▶ _EXTRACTED MATERIAL_

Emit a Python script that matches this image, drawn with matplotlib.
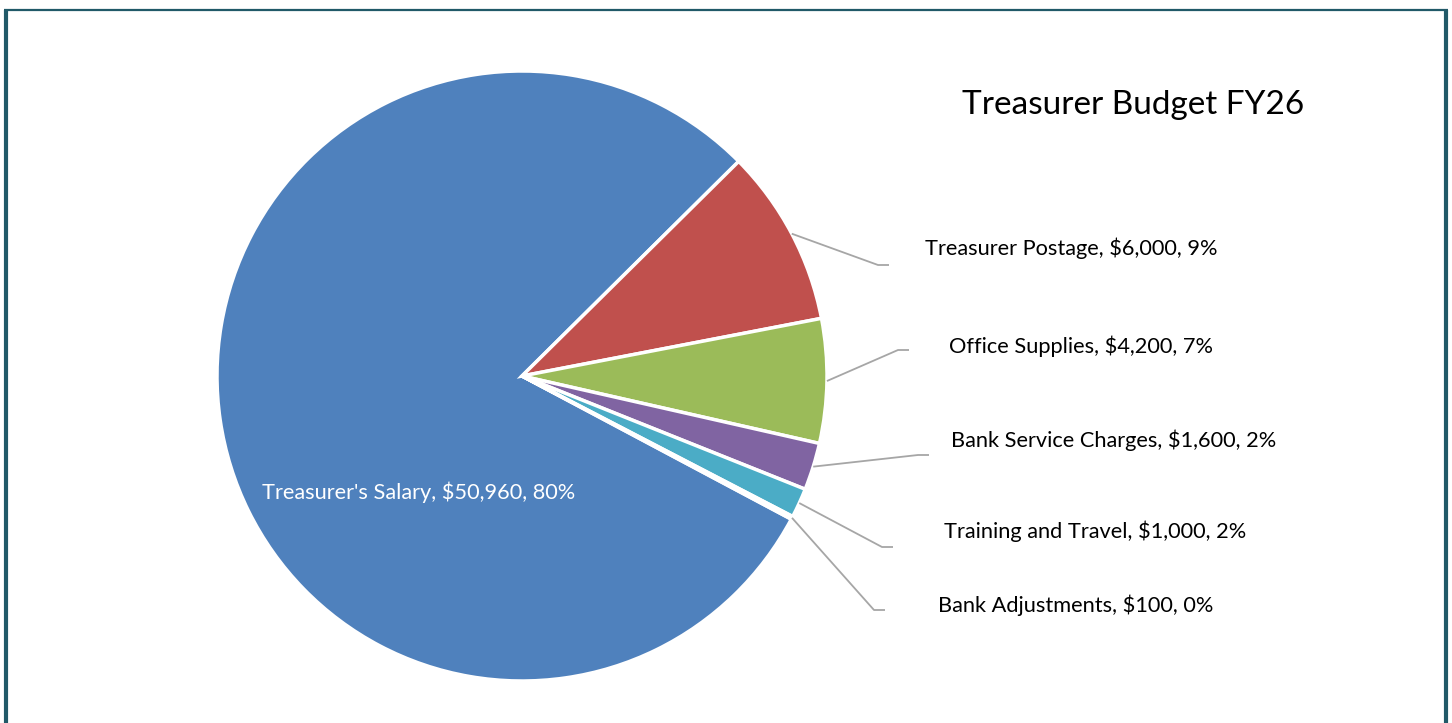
import numpy as np
import matplotlib
matplotlib.use("Agg")
import matplotlib.pyplot as plt

plt.rcParams["font.family"] = ["Lato", "DejaVu Sans"]

# budget lines, FY26
categories = ["Treasurer's Salary", "Treasurer Postage", "Office Supplies",
              "Bank Service Charges", "Training and Travel", "Bank Adjustments"]
amounts = [50960, 6000, 4200, 1600, 1000, 100]
percents = ["80%", "9%", "7%", "2%", "2%", "0%"]
colors = ["#4F81BD", "#C0504D", "#9BBB59", "#8064A2", "#4BACC6", "#F79646"]

W, H = 1452, 723
fig = plt.figure(figsize=(W / 100, H / 100), dpi=100)
ax = fig.add_axes([0, 0, 1, 1])

cx, cy, r = 522, H - 376, 305
wedges, _ = ax.pie(amounts, colors=colors, startangle=-28, counterclock=False,
                   center=(cx, cy), radius=r, frame=True,
                   wedgeprops=dict(edgecolor="white", linewidth=2.5))

labels = [f"{c}, ${a:,}, {p}" for c, a, p in zip(categories, amounts, percents)]

# salary label sits inside its slice
ax.text(419, H - 492, labels[0], color="white", fontsize=15.7,
        ha="center", va="center")

# elbow of each leader line (x, y in pixels from top) and label left edge
elbows = [(878, 265), (898, 350), (918, 455), (882, 547), (874, 610)]
text_x = [925, 949, 951, 944, 938]
text_y = [248, 346, 440, 531, 605]
for i in range(1, len(amounts)):
    w = wedges[i]
    mid = np.deg2rad((w.theta1 + w.theta2) / 2)
    sx, sy = cx + r * np.cos(mid), cy + r * np.sin(mid)
    ex, ey = elbows[i - 1]
    ax.plot([sx, ex, ex + 11], [sy, H - ey, H - ey], color="#A6A6A6",
            lw=1.3, solid_capstyle="butt")
    ax.text(text_x[i - 1], H - text_y[i - 1], labels[i], fontsize=15.7,
            ha="left", va="center", color="black")

ax.text(1133, H - 105, "Treasurer Budget FY26", fontsize=24,
        ha="center", va="center", color="black")

# chart frame
frame = "#215968"
ax.plot([6, 6], [-5, H - 10], color=frame, lw=3, solid_capstyle="butt")
ax.plot([1446, 1446], [-5, H - 10], color=frame, lw=3, solid_capstyle="butt")
ax.plot([4, 1448], [H - 10, H - 10], color=frame, lw=1.6, solid_capstyle="butt")

ax.set_xlim(0, W)
ax.set_ylim(0, H)
ax.set_aspect("equal")
ax.axis("off")

fig.savefig("out.png", dpi=100)
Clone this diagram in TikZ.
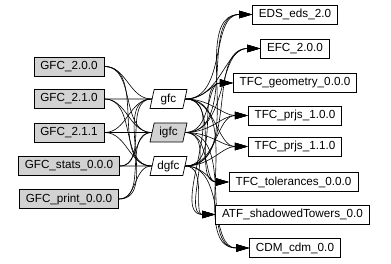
\documentclass[tikz,border=0pt]{standalone}
\usepackage{fontspec}
\setmainfont{Liberation Sans}
\usetikzlibrary{shapes.geometric,arrows.meta,backgrounds}
\begin{document}
\begin{tikzpicture}[x=1pt,y=1pt,
  box/.style={draw=black,line width=0.7pt,rectangle,inner xsep=6.5pt,inner ysep=0pt,minimum height=19pt,
    font=\fontsize{11.7}{14}\selectfont},
  grey/.style={box,fill=gray!35},
  white/.style={box,fill=white},
  para/.style={draw=black,line width=0.7pt,trapezium,trapezium left angle=69,trapezium right angle=111,
    trapezium stretches body,minimum width=37pt,minimum height=19pt,inner xsep=2pt,inner ysep=0pt,
    font=\fontsize{11.7}{14}\selectfont},
  edge/.style={line width=0.6pt},
  arr/.style={line width=0.6pt,-{Triangle[length=13pt,width=7.5pt]}}
]
\useasboundingbox (0,0) rectangle (391,264);
% left nodes
\node[grey] (a1) at (69,264-66.5) {GFC\_2.0.0};
\node[grey] (a2) at (69,264-99) {GFC\_2.1.0};
\node[grey] (a3) at (69,264-132.5) {GFC\_2.1.1};
\node[grey] (a4) at (69,264-166) {GFC\_stats\_0.0.0};
\node[grey] (a5) at (69,264-199) {GFC\_print\_0.0.0};
% middle nodes
\node[para,fill=white] (m1) at (168.5,264-99) {gfc};
\node[para,fill=gray!35] (m2) at (168.5,264-132.5) {igfc};
\node[para,fill=white] (m3) at (168.5,264-166) {dgfc};
% right nodes
\node[white] (r1) at (295,264-14.5) {EDS\_eds\_2.0};
\node[white] (r2) at (295,264-48.5) {EFC\_2.0.0};
\node[white] (r3) at (295,264-83) {TFC\_geometry\_0.0.0};
\node[white] (r4) at (295,264-115.5) {TFC\_prjs\_1.0.0};
\node[white] (r5) at (295,264-146.5) {TFC\_prjs\_1.1.0};
\node[white] (r6) at (293.5,264-182) {TFC\_tolerances\_0.0.0};
\node[white] (r7) at (292.5,264-214.5) {ATF\_shadowedTowers\_0.0};
\node[white] (r8) at (295,264-248) {CDM\_cdm\_0.0};
\begin{scope}[on background layer]
\foreach \a in {a1,a2,a3,a4,a5}{
  \foreach \m in {m1,m2,m3}{
    \draw[edge] (\a.east) to[out=0,in=180] (\m.west);
  }
}
\foreach \m in {m1,m2,m3}{
  \foreach \r in {r1,r2,r3,r4,r5,r6,r7,r8}{
    \draw[arr] (\m.east) to[out=0,in=180] (\r.west);
  }
}
\end{scope}
\end{tikzpicture}
\end{document}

▶ _DIRECTIONS_
Repeat the records above exactly, leaving out any pictures they contain.

▶ _SOLUTION TO THIS TASK_
Emit a Python script that matches this image, drawn with matplotlib.
import numpy as np
import matplotlib
matplotlib.use("Agg")
import matplotlib.pyplot as plt

plt.rcParams["font.family"] = ["Lato", "DejaVu Sans"]

# budget lines, FY26
categories = ["Treasurer's Salary", "Treasurer Postage", "Office Supplies",
              "Bank Service Charges", "Training and Travel", "Bank Adjustments"]
amounts = [50960, 6000, 4200, 1600, 1000, 100]
percents = ["80%", "9%", "7%", "2%", "2%", "0%"]
colors = ["#4F81BD", "#C0504D", "#9BBB59", "#8064A2", "#4BACC6", "#F79646"]

W, H = 1452, 723
fig = plt.figure(figsize=(W / 100, H / 100), dpi=100)
ax = fig.add_axes([0, 0, 1, 1])

cx, cy, r = 522, H - 376, 305
wedges, _ = ax.pie(amounts, colors=colors, startangle=-28, counterclock=False,
                   center=(cx, cy), radius=r, frame=True,
                   wedgeprops=dict(edgecolor="white", linewidth=2.5))

labels = [f"{c}, ${a:,}, {p}" for c, a, p in zip(categories, amounts, percents)]

# salary label sits inside its slice
ax.text(419, H - 492, labels[0], color="white", fontsize=15.7,
        ha="center", va="center")

# elbow of each leader line (x, y in pixels from top) and label left edge
elbows = [(878, 265), (898, 350), (918, 455), (882, 547), (874, 610)]
text_x = [925, 949, 951, 944, 938]
text_y = [248, 346, 440, 531, 605]
for i in range(1, len(amounts)):
    w = wedges[i]
    mid = np.deg2rad((w.theta1 + w.theta2) / 2)
    sx, sy = cx + r * np.cos(mid), cy + r * np.sin(mid)
    ex, ey = elbows[i - 1]
    ax.plot([sx, ex, ex + 11], [sy, H - ey, H - ey], color="#A6A6A6",
            lw=1.3, solid_capstyle="butt")
    ax.text(text_x[i - 1], H - text_y[i - 1], labels[i], fontsize=15.7,
            ha="left", va="center", color="black")

ax.text(1133, H - 105, "Treasurer Budget FY26", fontsize=24,
        ha="center", va="center", color="black")

# chart frame
frame = "#215968"
ax.plot([6, 6], [-5, H - 10], color=frame, lw=3, solid_capstyle="butt")
ax.plot([1446, 1446], [-5, H - 10], color=frame, lw=3, solid_capstyle="butt")
ax.plot([4, 1448], [H - 10, H - 10], color=frame, lw=1.6, solid_capstyle="butt")

ax.set_xlim(0, W)
ax.set_ylim(0, H)
ax.set_aspect("equal")
ax.axis("off")

fig.savefig("out.png", dpi=100)
Clone this diagram in TikZ.
\documentclass[tikz,border=0pt]{standalone}
\usepackage{fontspec}
\setmainfont{Liberation Sans}
\usetikzlibrary{shapes.geometric,arrows.meta,backgrounds}
\begin{document}
\begin{tikzpicture}[x=1pt,y=1pt,
  box/.style={draw=black,line width=0.7pt,rectangle,inner xsep=6.5pt,inner ysep=0pt,minimum height=19pt,
    font=\fontsize{11.7}{14}\selectfont},
  grey/.style={box,fill=gray!35},
  white/.style={box,fill=white},
  para/.style={draw=black,line width=0.7pt,trapezium,trapezium left angle=69,trapezium right angle=111,
    trapezium stretches body,minimum width=37pt,minimum height=19pt,inner xsep=2pt,inner ysep=0pt,
    font=\fontsize{11.7}{14}\selectfont},
  edge/.style={line width=0.6pt},
  arr/.style={line width=0.6pt,-{Triangle[length=13pt,width=7.5pt]}}
]
\useasboundingbox (0,0) rectangle (391,264);
% left nodes
\node[grey] (a1) at (69,264-66.5) {GFC\_2.0.0};
\node[grey] (a2) at (69,264-99) {GFC\_2.1.0};
\node[grey] (a3) at (69,264-132.5) {GFC\_2.1.1};
\node[grey] (a4) at (69,264-166) {GFC\_stats\_0.0.0};
\node[grey] (a5) at (69,264-199) {GFC\_print\_0.0.0};
% middle nodes
\node[para,fill=white] (m1) at (168.5,264-99) {gfc};
\node[para,fill=gray!35] (m2) at (168.5,264-132.5) {igfc};
\node[para,fill=white] (m3) at (168.5,264-166) {dgfc};
% right nodes
\node[white] (r1) at (295,264-14.5) {EDS\_eds\_2.0};
\node[white] (r2) at (295,264-48.5) {EFC\_2.0.0};
\node[white] (r3) at (295,264-83) {TFC\_geometry\_0.0.0};
\node[white] (r4) at (295,264-115.5) {TFC\_prjs\_1.0.0};
\node[white] (r5) at (295,264-146.5) {TFC\_prjs\_1.1.0};
\node[white] (r6) at (293.5,264-182) {TFC\_tolerances\_0.0.0};
\node[white] (r7) at (292.5,264-214.5) {ATF\_shadowedTowers\_0.0};
\node[white] (r8) at (295,264-248) {CDM\_cdm\_0.0};
\begin{scope}[on background layer]
\foreach \a in {a1,a2,a3,a4,a5}{
  \foreach \m in {m1,m2,m3}{
    \draw[edge] (\a.east) to[out=0,in=180] (\m.west);
  }
}
\foreach \m in {m1,m2,m3}{
  \foreach \r in {r1,r2,r3,r4,r5,r6,r7,r8}{
    \draw[arr] (\m.east) to[out=0,in=180] (\r.west);
  }
}
\end{scope}
\end{tikzpicture}
\end{document}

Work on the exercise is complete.